The IRS thought the deferred arrangement favored highly paid employees too much and added section "k" in 1978. It added a nondiscrimination "test" that tied the maximum deferrals made by highly paid employees to the amount lesser-paid employees chose to defer. Section 401(k) was added to the IRS code to settle tax equality questions.
While on vacation in 1980, R. Theodore Benna, an employee benefits consultant in Philadelphia, read and reread the new section of code and envisioned the new legislation completely differently from what the IRS had intended.
Benna realized that, while not the object, Section 401(k) codified the common practice of deferring compensation. It allowed employees to make decisions about participation and contribution levels.

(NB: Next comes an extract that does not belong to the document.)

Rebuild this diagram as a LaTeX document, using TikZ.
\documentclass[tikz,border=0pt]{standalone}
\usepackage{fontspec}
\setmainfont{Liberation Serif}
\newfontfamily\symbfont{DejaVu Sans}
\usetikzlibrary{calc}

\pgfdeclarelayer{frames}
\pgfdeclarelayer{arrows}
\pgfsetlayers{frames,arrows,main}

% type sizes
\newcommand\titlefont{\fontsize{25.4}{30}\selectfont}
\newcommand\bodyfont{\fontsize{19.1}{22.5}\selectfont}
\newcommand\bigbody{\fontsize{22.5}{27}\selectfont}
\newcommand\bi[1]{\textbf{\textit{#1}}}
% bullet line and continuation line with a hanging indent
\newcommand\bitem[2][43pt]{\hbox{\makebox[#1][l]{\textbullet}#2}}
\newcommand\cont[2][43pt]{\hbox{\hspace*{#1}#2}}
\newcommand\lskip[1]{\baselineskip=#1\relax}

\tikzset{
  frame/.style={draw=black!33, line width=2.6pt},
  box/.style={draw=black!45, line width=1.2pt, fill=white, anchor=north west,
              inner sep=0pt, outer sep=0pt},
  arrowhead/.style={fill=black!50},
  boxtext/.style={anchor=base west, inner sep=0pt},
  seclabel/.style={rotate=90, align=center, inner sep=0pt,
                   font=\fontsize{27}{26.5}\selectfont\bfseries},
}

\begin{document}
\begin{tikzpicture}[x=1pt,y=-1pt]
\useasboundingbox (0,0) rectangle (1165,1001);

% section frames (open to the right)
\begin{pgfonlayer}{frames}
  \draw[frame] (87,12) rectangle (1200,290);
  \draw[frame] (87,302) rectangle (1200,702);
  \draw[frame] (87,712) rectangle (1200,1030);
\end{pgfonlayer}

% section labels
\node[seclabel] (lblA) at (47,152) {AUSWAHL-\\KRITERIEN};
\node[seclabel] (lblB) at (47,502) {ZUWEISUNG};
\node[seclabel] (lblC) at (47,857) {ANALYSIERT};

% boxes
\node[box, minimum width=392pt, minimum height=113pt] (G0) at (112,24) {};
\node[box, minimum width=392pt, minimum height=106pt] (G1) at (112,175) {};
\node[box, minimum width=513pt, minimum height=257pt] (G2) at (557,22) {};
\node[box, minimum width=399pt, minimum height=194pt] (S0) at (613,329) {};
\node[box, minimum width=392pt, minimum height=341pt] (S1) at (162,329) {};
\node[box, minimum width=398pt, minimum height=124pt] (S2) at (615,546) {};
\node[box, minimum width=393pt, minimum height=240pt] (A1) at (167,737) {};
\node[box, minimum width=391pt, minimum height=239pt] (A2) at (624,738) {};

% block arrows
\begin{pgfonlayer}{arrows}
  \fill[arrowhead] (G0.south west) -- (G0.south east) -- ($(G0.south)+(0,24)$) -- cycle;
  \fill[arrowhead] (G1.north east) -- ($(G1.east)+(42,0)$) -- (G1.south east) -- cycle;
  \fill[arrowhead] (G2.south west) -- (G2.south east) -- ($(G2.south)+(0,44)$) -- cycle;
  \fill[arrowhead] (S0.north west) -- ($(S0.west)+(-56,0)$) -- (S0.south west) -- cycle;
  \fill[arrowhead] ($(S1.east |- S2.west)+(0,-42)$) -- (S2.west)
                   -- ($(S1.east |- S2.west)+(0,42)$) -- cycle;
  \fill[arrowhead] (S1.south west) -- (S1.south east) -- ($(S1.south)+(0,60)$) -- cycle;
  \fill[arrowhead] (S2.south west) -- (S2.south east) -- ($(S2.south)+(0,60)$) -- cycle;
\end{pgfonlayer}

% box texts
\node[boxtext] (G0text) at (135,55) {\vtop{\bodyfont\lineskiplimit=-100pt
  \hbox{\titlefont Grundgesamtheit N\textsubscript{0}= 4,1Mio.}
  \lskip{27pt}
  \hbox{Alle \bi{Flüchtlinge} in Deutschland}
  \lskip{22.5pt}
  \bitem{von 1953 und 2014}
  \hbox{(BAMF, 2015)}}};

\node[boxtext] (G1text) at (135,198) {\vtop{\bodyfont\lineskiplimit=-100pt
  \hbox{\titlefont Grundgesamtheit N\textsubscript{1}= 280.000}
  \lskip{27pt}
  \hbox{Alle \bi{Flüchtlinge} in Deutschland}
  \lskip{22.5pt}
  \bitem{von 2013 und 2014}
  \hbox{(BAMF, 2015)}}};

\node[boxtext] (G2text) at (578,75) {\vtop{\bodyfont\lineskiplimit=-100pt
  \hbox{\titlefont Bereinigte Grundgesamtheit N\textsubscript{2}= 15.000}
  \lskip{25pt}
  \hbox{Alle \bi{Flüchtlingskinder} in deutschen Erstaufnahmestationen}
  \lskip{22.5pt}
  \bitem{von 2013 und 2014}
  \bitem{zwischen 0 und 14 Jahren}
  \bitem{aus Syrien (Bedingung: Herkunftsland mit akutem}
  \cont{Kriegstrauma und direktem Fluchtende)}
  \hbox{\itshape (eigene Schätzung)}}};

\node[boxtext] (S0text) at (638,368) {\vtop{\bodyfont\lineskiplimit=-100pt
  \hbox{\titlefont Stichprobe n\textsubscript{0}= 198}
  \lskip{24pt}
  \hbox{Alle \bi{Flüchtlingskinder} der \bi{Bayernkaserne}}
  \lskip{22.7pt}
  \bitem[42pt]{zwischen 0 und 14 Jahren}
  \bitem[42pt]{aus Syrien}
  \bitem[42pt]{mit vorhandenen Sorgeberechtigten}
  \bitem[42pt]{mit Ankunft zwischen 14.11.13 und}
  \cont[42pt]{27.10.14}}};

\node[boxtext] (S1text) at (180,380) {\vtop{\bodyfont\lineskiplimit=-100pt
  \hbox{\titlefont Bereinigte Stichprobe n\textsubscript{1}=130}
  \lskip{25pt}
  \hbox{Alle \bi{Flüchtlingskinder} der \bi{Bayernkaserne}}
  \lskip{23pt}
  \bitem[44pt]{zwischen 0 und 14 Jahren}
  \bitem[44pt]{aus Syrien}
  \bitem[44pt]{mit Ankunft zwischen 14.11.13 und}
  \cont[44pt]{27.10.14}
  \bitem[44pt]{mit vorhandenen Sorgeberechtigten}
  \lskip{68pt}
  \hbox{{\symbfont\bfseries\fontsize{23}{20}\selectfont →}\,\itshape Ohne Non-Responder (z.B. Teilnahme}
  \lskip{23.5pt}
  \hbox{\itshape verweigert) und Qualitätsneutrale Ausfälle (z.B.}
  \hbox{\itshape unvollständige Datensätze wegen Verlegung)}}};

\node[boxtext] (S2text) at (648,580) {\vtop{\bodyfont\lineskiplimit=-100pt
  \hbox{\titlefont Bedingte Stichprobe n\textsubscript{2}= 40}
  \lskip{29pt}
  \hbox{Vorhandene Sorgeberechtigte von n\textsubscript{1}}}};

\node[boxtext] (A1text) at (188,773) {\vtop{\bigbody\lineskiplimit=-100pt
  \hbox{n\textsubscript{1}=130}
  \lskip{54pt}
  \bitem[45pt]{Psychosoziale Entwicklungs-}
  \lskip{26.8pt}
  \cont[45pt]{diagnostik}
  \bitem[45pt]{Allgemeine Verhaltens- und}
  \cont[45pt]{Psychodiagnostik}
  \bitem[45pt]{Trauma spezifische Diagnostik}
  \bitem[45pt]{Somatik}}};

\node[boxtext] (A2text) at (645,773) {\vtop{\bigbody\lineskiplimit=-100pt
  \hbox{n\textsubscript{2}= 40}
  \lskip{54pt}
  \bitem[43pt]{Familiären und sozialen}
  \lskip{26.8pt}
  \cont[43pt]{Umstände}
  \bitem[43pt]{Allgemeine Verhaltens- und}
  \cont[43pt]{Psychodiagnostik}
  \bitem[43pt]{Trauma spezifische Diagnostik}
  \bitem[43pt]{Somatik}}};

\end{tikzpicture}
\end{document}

Not only could employees choose to participate in some form of tax-deferred savings, but employers could match employee contributions. Benna saw the potentially huge impact of a formalized employee tax-deferred savings plan, especially one that incorporated matching contributions.

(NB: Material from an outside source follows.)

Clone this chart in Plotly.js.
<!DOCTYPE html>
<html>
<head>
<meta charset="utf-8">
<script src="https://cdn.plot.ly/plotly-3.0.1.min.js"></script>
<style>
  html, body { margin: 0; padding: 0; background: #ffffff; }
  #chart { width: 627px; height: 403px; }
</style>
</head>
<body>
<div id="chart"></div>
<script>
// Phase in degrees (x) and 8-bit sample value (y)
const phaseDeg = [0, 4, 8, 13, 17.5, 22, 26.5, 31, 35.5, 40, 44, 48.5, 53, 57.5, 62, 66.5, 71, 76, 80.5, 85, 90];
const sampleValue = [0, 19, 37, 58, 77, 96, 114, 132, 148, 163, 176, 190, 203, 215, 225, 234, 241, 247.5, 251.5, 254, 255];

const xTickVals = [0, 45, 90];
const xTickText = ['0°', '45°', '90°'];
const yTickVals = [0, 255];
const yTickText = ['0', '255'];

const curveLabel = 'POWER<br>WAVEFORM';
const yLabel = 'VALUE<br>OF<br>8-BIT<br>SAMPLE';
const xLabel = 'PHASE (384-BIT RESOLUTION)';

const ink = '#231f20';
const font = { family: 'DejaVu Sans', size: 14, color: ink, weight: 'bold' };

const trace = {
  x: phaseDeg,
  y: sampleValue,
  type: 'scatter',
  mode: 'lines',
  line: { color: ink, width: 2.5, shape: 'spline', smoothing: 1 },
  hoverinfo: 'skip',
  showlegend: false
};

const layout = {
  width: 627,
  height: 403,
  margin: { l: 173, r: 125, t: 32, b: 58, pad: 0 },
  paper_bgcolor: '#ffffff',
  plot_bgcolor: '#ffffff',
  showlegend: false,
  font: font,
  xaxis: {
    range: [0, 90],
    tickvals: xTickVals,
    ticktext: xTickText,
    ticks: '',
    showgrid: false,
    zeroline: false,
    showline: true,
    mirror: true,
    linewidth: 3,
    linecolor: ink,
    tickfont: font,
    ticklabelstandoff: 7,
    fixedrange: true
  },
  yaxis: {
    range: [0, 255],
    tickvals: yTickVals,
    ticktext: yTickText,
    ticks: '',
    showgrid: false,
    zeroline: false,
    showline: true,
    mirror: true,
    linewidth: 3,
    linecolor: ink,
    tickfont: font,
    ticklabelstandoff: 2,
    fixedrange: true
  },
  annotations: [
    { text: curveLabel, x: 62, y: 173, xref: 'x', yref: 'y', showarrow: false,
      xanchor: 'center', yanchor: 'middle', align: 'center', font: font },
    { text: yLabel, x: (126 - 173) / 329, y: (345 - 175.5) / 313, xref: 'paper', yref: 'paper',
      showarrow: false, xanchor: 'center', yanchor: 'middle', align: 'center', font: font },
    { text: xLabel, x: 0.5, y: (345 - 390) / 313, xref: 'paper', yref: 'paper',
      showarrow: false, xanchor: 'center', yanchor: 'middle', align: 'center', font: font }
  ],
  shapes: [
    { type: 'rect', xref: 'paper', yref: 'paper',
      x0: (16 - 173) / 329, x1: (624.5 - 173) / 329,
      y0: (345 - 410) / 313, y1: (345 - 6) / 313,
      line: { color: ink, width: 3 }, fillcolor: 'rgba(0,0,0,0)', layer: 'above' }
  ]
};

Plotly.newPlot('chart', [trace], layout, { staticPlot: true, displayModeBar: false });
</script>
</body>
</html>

He established the first 401(k) plan in 1981 for his company, spawning one of the best-known and used employee retirement savings devices. The plan helped his company lower its tax bills and encouraged all employees, not just the highly paid, to save.

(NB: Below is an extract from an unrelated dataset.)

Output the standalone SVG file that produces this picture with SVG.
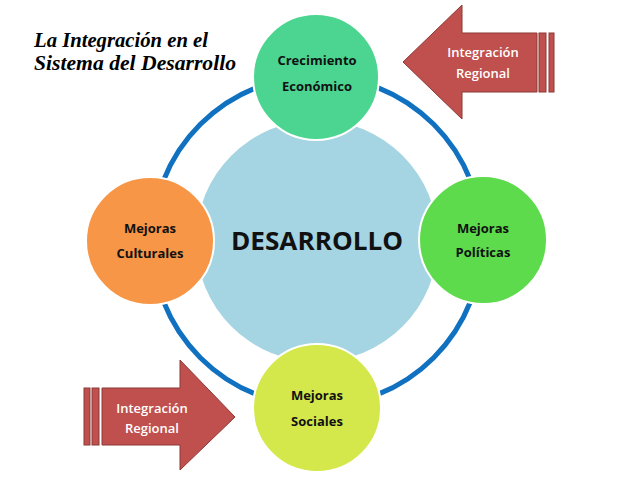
<svg xmlns="http://www.w3.org/2000/svg" width="638" height="479" viewBox="0 0 638 479">
<style>
.lbl{font-family:"Open Sans","Liberation Sans",sans-serif;font-weight:bold;font-size:13px;fill:#111;text-anchor:middle}
.arrowtxt{font-family:"Open Sans","Liberation Sans",sans-serif;font-weight:600;font-size:13px;fill:#fff;text-anchor:middle}
.arrow{fill:#C0504D;stroke:#8C3836;stroke-width:1}
.node{stroke:#fff;stroke-width:2}
.title{font-family:"Liberation Serif","DejaVu Serif",serif;font-style:italic;font-weight:bold;font-size:20px;fill:#000}
</style>
<rect width="638" height="479" fill="#fff"/>
<g id="connectors">
<circle cx="317" cy="241" r="165" fill="none" stroke="#1071C0" stroke-width="5"/>
</g>
<g id="center">
<circle cx="317" cy="241" r="121" fill="#A5D5E2"/>
<text x="317" y="250" font-family="Open Sans,Liberation Sans,sans-serif" font-weight="bold" font-size="25" fill="#111" text-anchor="middle" textLength="172" lengthAdjust="spacingAndGlyphs">DESARROLLO</text>
</g>
<g id="crecimiento">
<circle class="node" cx="316" cy="77" r="63" fill="#4BD591"/>
<text class="lbl" x="317" y="65">Crecimiento</text>
<text class="lbl" x="317" y="91">Económico</text>
</g>
<g id="politicas">
<circle class="node" cx="483" cy="240" r="64" fill="#5DDB4C"/>
<text class="lbl" x="483" y="233">Mejoras</text>
<text class="lbl" x="483" y="257">Políticas</text>
</g>
<g id="culturales">
<circle class="node" cx="150" cy="241" r="64" fill="#F79646"/>
<text class="lbl" x="150" y="233">Mejoras</text>
<text class="lbl" x="150" y="258">Culturales</text>
</g>
<g id="sociales">
<circle class="node" cx="317" cy="408" r="64" fill="#D4E84B"/>
<text class="lbl" x="317" y="400">Mejoras</text>
<text class="lbl" x="317" y="426">Sociales</text>
</g>
<g id="arrow-top">
<path class="arrow" d="M403,62 L462,5 L462,33 L537,33 L537,92 L462,92 L462,119 Z"/>
<rect class="arrow" x="539" y="33" width="7" height="59"/>
<rect class="arrow" x="549" y="33" width="5" height="59"/>
<text class="arrowtxt" x="483" y="57">Integración</text>
<text class="arrowtxt" x="483" y="78">Regional</text>
</g>
<g id="arrow-bottom">
<path class="arrow" d="M235,417 L180,360 L180,388 L102,388 L102,445 L180,445 L180,470 Z"/>
<rect class="arrow" x="84" y="388" width="6" height="57"/>
<rect class="arrow" x="92" y="388" width="7" height="57"/>
<text class="arrowtxt" x="152" y="413">Integración</text>
<text class="arrowtxt" x="152" y="433">Regional</text>
</g>
<g id="title">
<text class="title" x="34" y="47" textLength="174" lengthAdjust="spacingAndGlyphs">La Integración en el</text>
<text class="title" x="34" y="70" textLength="202" lengthAdjust="spacingAndGlyphs">Sistema del Desarrollo</text>
</g>
</svg>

By 1985, the 401(k) was very popular -- perhaps too popular for some lawmakers. The U.S. Treasury estimated it had lost $10 billion in tax revenue since 1981 due to tax-deferred contributions. Alarmed, it approached Congress to end the revenue drain by changing the law. Benna launched a massive letter-writing campaign and succeeded in retaining the 401(k), although Congress significantly reduced the maximum deferral.
As Benna later realized, the biggest challenge to use of 401(k) plans was a lack of understanding about investing. Markets fluctuate, and education is critical to prepare people to tolerate short-term losses and make commitments to savings and investing for long-term gains.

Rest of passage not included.